Apesar da abertura da reunião, há questões como o papel de cada um Parlamento, que no entender de Jorge Valentim devem ser respondidas igualmente pela direcção da UNITA.
" O senhor tem que ouvir o presidente Samakuva, em vez estar eu sempre a falar de mim próprio. Acho que pelo peso da história o partido saberá tirar proveito de mim como quiser. Eu agora sei o que o partido me garantiu, pelo que gostaria que desse também oportunidade ao presidente Samakuva, ao vice-presidente Ernesto Mulato, ou ao secretário-geral Mário Vatuva, camaradas com quem convivemos e marchamos juntos da "macoca", da macroeira, até aqui".

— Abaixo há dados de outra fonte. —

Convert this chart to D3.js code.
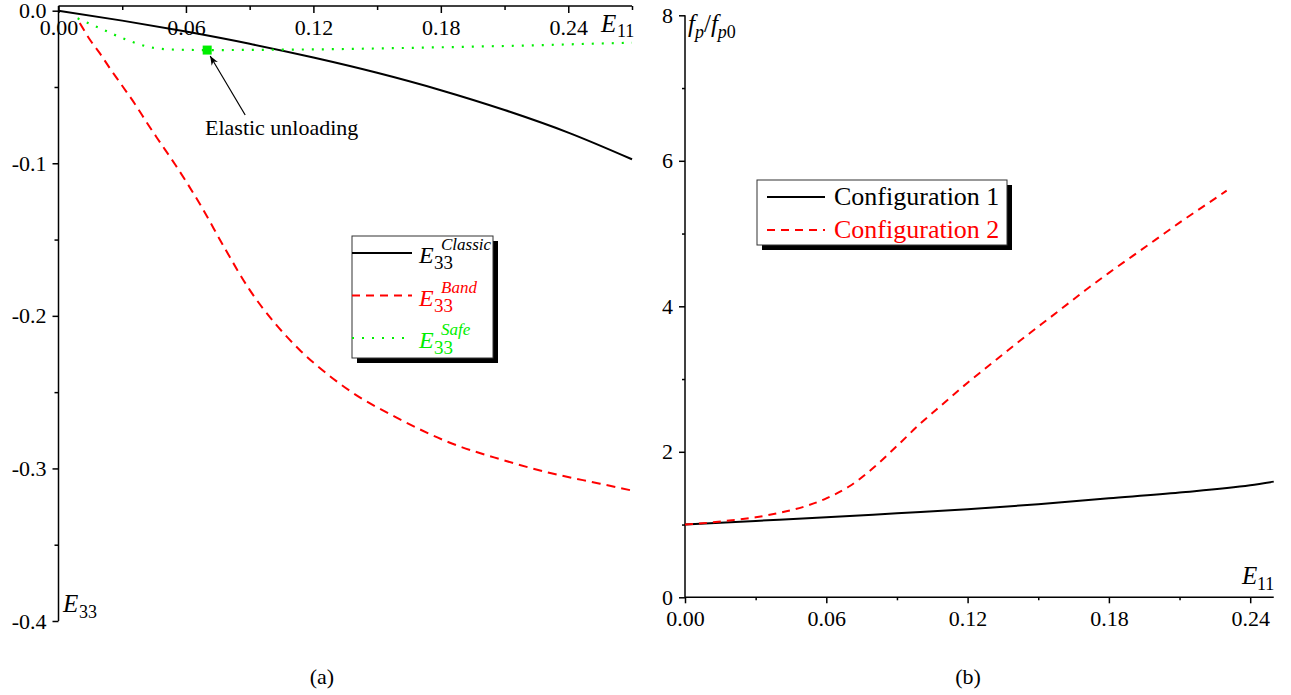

Se a hora é de desfazer percepções, mal entendidos, Jorge Valentim não podia ser mais preciso na descrição sobre o que pensava todos estes anos, em relação ao que era o Governo e as pessoas que lhe serviam.
" Os angolanos não se conhecem ou não se conheciam..A intelectualidade não viveu aqui lado a lado, as regiões não conviviam pacificamente... era tudo atomizado, o que teve reflexos na luta de libertação nacional. Não havia um sentimento nacional, o que se agravou com a guerra civil com a guerra. Uns foram rotulados e por ai abaixo. Acho que se criou um sentimento diferente. Não sou eu mudei de atitude em relação a outros angolanos dentro do Governo, como também outros colegas do Governo têm uma percepção diferente, não só em relação à minha pessoa, mas também em relação pessoas de outras regiões. A passagem pelo Governo foi um boa experiência que dá para concluir que pessoas de regiões diferentes podem vestir a camisola nacional. Pode se formar um núcleo que trabalha para a causa nacional."
O núcleo de que Jorge Valentim fala será eventualmente resultado da estabilização do país, e da própria UNITA. Para isto , segundo Valentim concorreu o trabalho da UNITA RENOVADA .
"Sem a RENOVADA, não haveria uma UNITA legalizada. A UNITA RENOVADA serviu de ponte para que uns atravessassem e viessem para o lado da legalidade. Isto é história. Caberá aos historiadores analisar o que seria se não houveesse vozes a mostrar que afinal se pode conviver na democracia. Repare que hoje estamos a defender teses que ontem eram tabú. Sem a RENOVADA o desfecho da guerra seria um ponto de interrogação. "
Jorge Valentim fala do desfecho da guerra sem qualquer complexo, mas recusa-se a embarcar num debate sobre a coincidência entre a morte de Jonas Savimbi e o fim do conflicto
"Eu respeito os mortos. Que ele e os que morreram descansem em paz. Se equacionar a pergunta de uma outra maneira eu responderei."
Perante a resposta de Jorge Valentim quisemos saber o que mais poderia ter feito a RENOVADA com uma UNITA dividida e num cenário de guerra.
"Ninguém acreditava que dentro da UNITA houvesse vozes capazes de serem pela paz. Não só foi com a RENOVADA que esta tese ganhou corpo, como também foi com a RENOVADA que se começou a acreditar que era possivel conviver com a UNITA, e retomar-se o protocolo de Lusaka. Noto entretanto que na histórias há vitórias totais, do tipo hitleriana, e há aquelas vitórias que fundo representam uma solução política. Mas para isto é preciso que haja negociadores, só se negoceia quando haver negociadores. Nós aparecemos como pessoas capazes de debater , negociar e encontrar uma plataforma de convivência nacional.